Write out the material exactly. Do not include the pictures.

** Begin Data **

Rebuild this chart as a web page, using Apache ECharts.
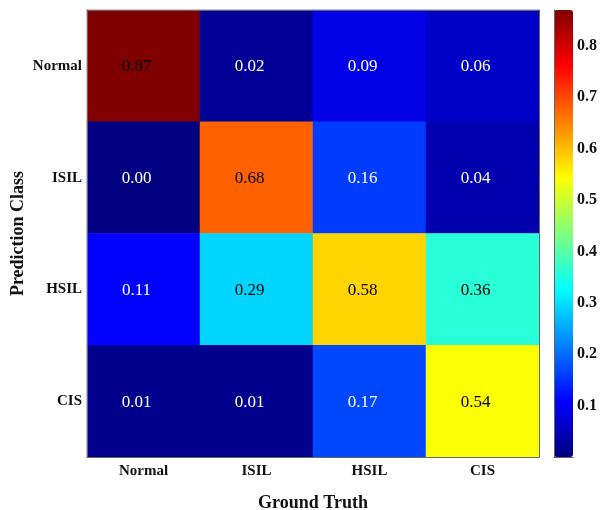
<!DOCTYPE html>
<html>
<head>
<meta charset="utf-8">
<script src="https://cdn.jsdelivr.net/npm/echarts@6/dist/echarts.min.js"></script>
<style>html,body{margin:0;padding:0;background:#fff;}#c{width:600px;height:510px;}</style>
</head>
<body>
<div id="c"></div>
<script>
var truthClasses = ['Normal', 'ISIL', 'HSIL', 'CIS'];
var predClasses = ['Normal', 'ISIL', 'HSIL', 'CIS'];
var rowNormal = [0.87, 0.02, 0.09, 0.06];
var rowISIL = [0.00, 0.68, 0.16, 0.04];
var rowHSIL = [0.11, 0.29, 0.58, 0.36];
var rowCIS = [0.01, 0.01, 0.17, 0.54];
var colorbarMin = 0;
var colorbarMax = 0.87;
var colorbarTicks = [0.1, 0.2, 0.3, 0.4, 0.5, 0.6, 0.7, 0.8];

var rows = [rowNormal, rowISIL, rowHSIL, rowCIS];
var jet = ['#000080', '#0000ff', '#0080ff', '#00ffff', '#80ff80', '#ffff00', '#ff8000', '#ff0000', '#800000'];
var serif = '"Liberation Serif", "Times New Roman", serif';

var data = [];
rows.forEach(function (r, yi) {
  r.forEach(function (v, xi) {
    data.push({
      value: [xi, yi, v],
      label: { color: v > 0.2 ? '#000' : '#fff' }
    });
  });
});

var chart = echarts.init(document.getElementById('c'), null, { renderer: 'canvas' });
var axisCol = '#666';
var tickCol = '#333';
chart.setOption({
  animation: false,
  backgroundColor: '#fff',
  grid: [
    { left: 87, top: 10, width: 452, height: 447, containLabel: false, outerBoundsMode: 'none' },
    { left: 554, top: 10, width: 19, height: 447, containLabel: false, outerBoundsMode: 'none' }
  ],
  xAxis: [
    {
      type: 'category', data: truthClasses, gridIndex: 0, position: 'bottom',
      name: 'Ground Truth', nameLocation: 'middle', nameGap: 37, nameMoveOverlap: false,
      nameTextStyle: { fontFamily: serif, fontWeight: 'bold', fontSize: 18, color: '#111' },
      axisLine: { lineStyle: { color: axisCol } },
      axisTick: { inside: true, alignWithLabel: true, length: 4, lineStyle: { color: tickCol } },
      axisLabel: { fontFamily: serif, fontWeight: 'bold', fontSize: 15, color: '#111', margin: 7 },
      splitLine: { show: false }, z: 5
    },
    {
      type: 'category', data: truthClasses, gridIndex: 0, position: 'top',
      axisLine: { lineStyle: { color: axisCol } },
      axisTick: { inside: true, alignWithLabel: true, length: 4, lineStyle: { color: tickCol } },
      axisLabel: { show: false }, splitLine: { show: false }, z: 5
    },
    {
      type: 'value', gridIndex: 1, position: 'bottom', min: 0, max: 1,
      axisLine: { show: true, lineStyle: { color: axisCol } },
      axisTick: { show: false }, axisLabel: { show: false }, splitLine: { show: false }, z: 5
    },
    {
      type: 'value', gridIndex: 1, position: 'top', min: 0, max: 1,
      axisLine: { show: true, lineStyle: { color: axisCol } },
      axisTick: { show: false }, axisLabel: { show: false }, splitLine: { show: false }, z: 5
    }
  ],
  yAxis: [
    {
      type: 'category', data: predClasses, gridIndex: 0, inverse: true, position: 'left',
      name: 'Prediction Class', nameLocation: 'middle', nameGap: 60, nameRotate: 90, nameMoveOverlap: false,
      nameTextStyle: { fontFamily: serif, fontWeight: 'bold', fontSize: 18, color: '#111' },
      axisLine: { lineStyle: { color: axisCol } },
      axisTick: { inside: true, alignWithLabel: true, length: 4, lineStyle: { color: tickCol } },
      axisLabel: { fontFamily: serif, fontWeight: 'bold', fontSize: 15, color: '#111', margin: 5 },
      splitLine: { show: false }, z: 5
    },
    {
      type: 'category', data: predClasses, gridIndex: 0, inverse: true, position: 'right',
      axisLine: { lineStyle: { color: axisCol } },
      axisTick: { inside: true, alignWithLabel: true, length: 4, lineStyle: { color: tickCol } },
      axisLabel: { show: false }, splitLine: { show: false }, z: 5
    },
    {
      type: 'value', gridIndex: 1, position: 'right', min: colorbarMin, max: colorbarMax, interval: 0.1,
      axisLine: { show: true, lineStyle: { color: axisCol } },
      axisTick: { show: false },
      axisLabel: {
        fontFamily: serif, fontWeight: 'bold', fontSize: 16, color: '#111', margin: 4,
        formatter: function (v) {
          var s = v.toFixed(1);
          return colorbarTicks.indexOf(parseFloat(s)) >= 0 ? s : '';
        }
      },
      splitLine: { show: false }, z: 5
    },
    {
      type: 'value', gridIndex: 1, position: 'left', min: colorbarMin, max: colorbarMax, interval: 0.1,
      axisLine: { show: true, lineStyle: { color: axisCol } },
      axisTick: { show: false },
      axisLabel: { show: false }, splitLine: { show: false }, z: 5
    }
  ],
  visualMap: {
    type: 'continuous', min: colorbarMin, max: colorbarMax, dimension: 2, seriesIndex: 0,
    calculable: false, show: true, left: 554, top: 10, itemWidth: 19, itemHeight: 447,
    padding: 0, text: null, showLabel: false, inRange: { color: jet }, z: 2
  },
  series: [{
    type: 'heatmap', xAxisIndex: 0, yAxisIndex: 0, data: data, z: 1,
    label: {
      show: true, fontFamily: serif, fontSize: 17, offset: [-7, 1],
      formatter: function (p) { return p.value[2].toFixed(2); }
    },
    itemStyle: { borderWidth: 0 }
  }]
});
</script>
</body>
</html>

** End Data **

*Final result*:
Rebuild this chart as a web page, using Apache ECharts.
<!DOCTYPE html>
<html>
<head>
<meta charset="utf-8">
<script src="https://cdn.jsdelivr.net/npm/echarts@6/dist/echarts.min.js"></script>
<style>html,body{margin:0;padding:0;background:#fff;}#c{width:600px;height:510px;}</style>
</head>
<body>
<div id="c"></div>
<script>
var truthClasses = ['Normal', 'ISIL', 'HSIL', 'CIS'];
var predClasses = ['Normal', 'ISIL', 'HSIL', 'CIS'];
var rowNormal = [0.87, 0.02, 0.09, 0.06];
var rowISIL = [0.00, 0.68, 0.16, 0.04];
var rowHSIL = [0.11, 0.29, 0.58, 0.36];
var rowCIS = [0.01, 0.01, 0.17, 0.54];
var colorbarMin = 0;
var colorbarMax = 0.87;
var colorbarTicks = [0.1, 0.2, 0.3, 0.4, 0.5, 0.6, 0.7, 0.8];

var rows = [rowNormal, rowISIL, rowHSIL, rowCIS];
var jet = ['#000080', '#0000ff', '#0080ff', '#00ffff', '#80ff80', '#ffff00', '#ff8000', '#ff0000', '#800000'];
var serif = '"Liberation Serif", "Times New Roman", serif';

var data = [];
rows.forEach(function (r, yi) {
  r.forEach(function (v, xi) {
    data.push({
      value: [xi, yi, v],
      label: { color: v > 0.2 ? '#000' : '#fff' }
    });
  });
});

var chart = echarts.init(document.getElementById('c'), null, { renderer: 'canvas' });
var axisCol = '#666';
var tickCol = '#333';
chart.setOption({
  animation: false,
  backgroundColor: '#fff',
  grid: [
    { left: 87, top: 10, width: 452, height: 447, containLabel: false, outerBoundsMode: 'none' },
    { left: 554, top: 10, width: 19, height: 447, containLabel: false, outerBoundsMode: 'none' }
  ],
  xAxis: [
    {
      type: 'category', data: truthClasses, gridIndex: 0, position: 'bottom',
      name: 'Ground Truth', nameLocation: 'middle', nameGap: 37, nameMoveOverlap: false,
      nameTextStyle: { fontFamily: serif, fontWeight: 'bold', fontSize: 18, color: '#111' },
      axisLine: { lineStyle: { color: axisCol } },
      axisTick: { inside: true, alignWithLabel: true, length: 4, lineStyle: { color: tickCol } },
      axisLabel: { fontFamily: serif, fontWeight: 'bold', fontSize: 15, color: '#111', margin: 7 },
      splitLine: { show: false }, z: 5
    },
    {
      type: 'category', data: truthClasses, gridIndex: 0, position: 'top',
      axisLine: { lineStyle: { color: axisCol } },
      axisTick: { inside: true, alignWithLabel: true, length: 4, lineStyle: { color: tickCol } },
      axisLabel: { show: false }, splitLine: { show: false }, z: 5
    },
    {
      type: 'value', gridIndex: 1, position: 'bottom', min: 0, max: 1,
      axisLine: { show: true, lineStyle: { color: axisCol } },
      axisTick: { show: false }, axisLabel: { show: false }, splitLine: { show: false }, z: 5
    },
    {
      type: 'value', gridIndex: 1, position: 'top', min: 0, max: 1,
      axisLine: { show: true, lineStyle: { color: axisCol } },
      axisTick: { show: false }, axisLabel: { show: false }, splitLine: { show: false }, z: 5
    }
  ],
  yAxis: [
    {
      type: 'category', data: predClasses, gridIndex: 0, inverse: true, position: 'left',
      name: 'Prediction Class', nameLocation: 'middle', nameGap: 60, nameRotate: 90, nameMoveOverlap: false,
      nameTextStyle: { fontFamily: serif, fontWeight: 'bold', fontSize: 18, color: '#111' },
      axisLine: { lineStyle: { color: axisCol } },
      axisTick: { inside: true, alignWithLabel: true, length: 4, lineStyle: { color: tickCol } },
      axisLabel: { fontFamily: serif, fontWeight: 'bold', fontSize: 15, color: '#111', margin: 5 },
      splitLine: { show: false }, z: 5
    },
    {
      type: 'category', data: predClasses, gridIndex: 0, inverse: true, position: 'right',
      axisLine: { lineStyle: { color: axisCol } },
      axisTick: { inside: true, alignWithLabel: true, length: 4, lineStyle: { color: tickCol } },
      axisLabel: { show: false }, splitLine: { show: false }, z: 5
    },
    {
      type: 'value', gridIndex: 1, position: 'right', min: colorbarMin, max: colorbarMax, interval: 0.1,
      axisLine: { show: true, lineStyle: { color: axisCol } },
      axisTick: { show: false },
      axisLabel: {
        fontFamily: serif, fontWeight: 'bold', fontSize: 16, color: '#111', margin: 4,
        formatter: function (v) {
          var s = v.toFixed(1);
          return colorbarTicks.indexOf(parseFloat(s)) >= 0 ? s : '';
        }
      },
      splitLine: { show: false }, z: 5
    },
    {
      type: 'value', gridIndex: 1, position: 'left', min: colorbarMin, max: colorbarMax, interval: 0.1,
      axisLine: { show: true, lineStyle: { color: axisCol } },
      axisTick: { show: false },
      axisLabel: { show: false }, splitLine: { show: false }, z: 5
    }
  ],
  visualMap: {
    type: 'continuous', min: colorbarMin, max: colorbarMax, dimension: 2, seriesIndex: 0,
    calculable: false, show: true, left: 554, top: 10, itemWidth: 19, itemHeight: 447,
    padding: 0, text: null, showLabel: false, inRange: { color: jet }, z: 2
  },
  series: [{
    type: 'heatmap', xAxisIndex: 0, yAxisIndex: 0, data: data, z: 1,
    label: {
      show: true, fontFamily: serif, fontSize: 17, offset: [-7, 1],
      formatter: function (p) { return p.value[2].toFixed(2); }
    },
    itemStyle: { borderWidth: 0 }
  }]
});
</script>
</body>
</html>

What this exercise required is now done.